Second, nothing should be done with muscle power. The BJP has been in power for just over five years under Modi, and for six years under Atal Bihari Vajpayee – 11 years in all under NDA 1 and 2. The rest of the time, various Congress and secular parties were in power at the Centre. If a non-muscular approach would have worked better, why did not one of them even try it? If 60 years of winning hearts and minds ended up with zilch, are we left with anything other than muscle power to end the stalemate?
Chidambaram forgets that both Christianity and Islam are great believers in using temporal power to further their expansions, and a foolish reluctance to use power to further your national cause is what has damaged India for centuries. Chidambaram clearly wants the Indian nation, especially Hindus, to be a perpetual loser.
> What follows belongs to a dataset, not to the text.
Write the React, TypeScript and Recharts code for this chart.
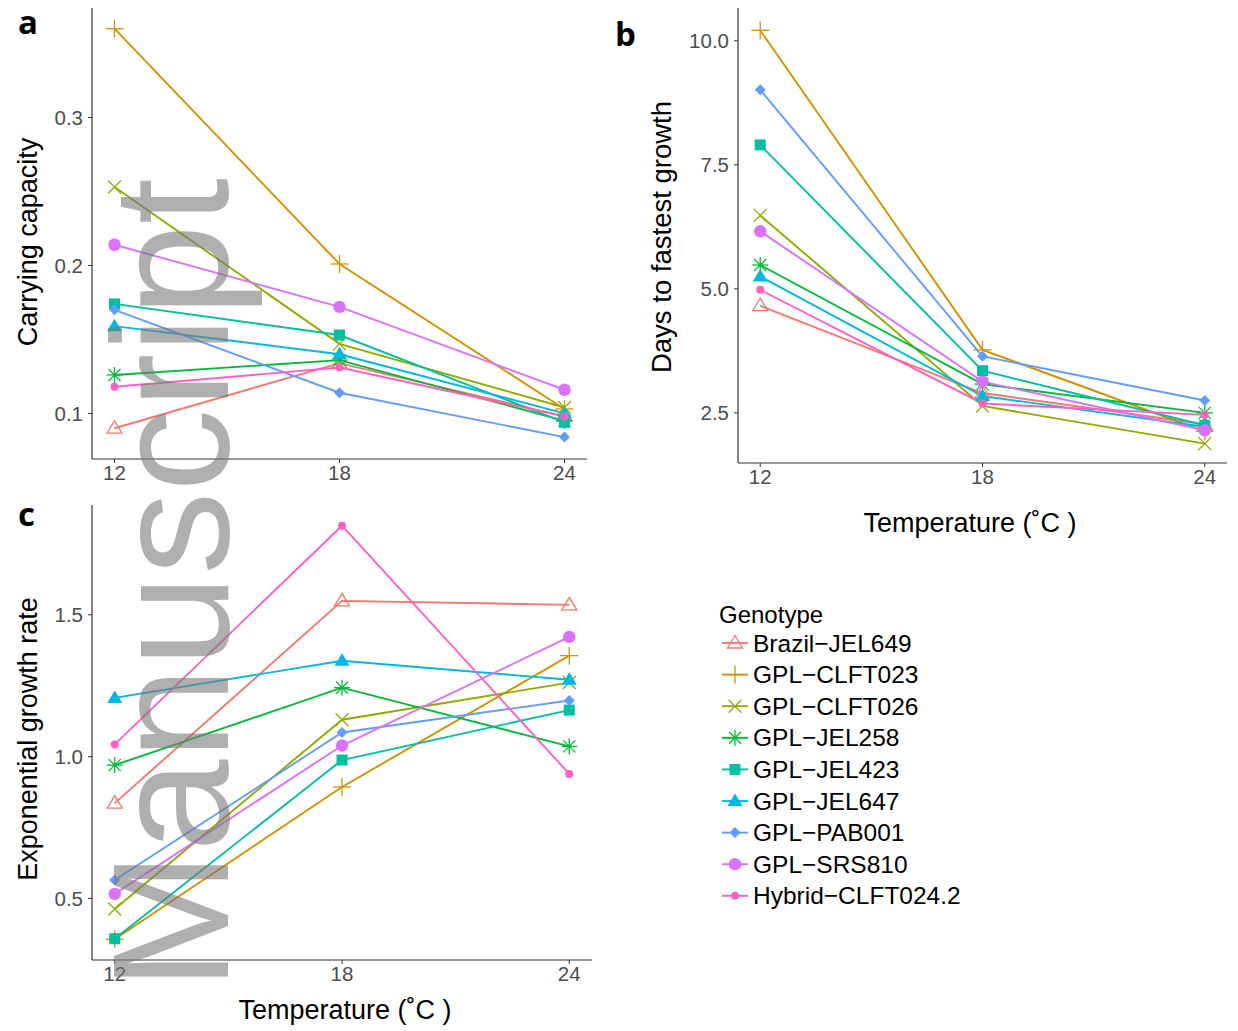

Third, this is not even about Kashmir’s Muslims. Chidambaram’s statement implies that what Muslims think matters more than what the rest of the country thinks, and his statement is clearly intended for Muslims outside Kashmir. He knows that the abrogation of Article 370 has widespread popular support in the rest of India and even two regions of undivided Jammu and Kashmir, but if he still decided to make such a statement, it is about signalling to India’s Muslims in other parts of the country.
He wants the Jinnah mindset to return to the average Indian Muslim by painting Muslims as the victims in Kashmir.
In the process, Chidambaram is actually taking a reductionist view of Muslims, where they are assumed to be concerned only with Muslim causes – whether in Kashmir or elsewhere. It is for Muslims to disabuse us of this notion that they care only about what happens to their co-religionists anywhere, but Chidambaram is accepting this as true.
Hence the Congress party’s need to downplay India’s relationship with Israel, or unwillingness to accept that Hindus are being persecuted in all our neighbouring countries. Hence the opposition to the Citizenship Amendment Bill that would fast-track citizenship for persecuted Hindus who have been forced to flee Pakistan and Bangladesh over the years.
What matters to the Congress is how issues are going to be seen by Muslims, and not whether a position is strong on logic, humanity and commonsense.
Chidambaram has clearly underlined the point that Indian secularism, as popularised by the Congress party over the decades, is a sham. We need to thank him for opening our eyes once again.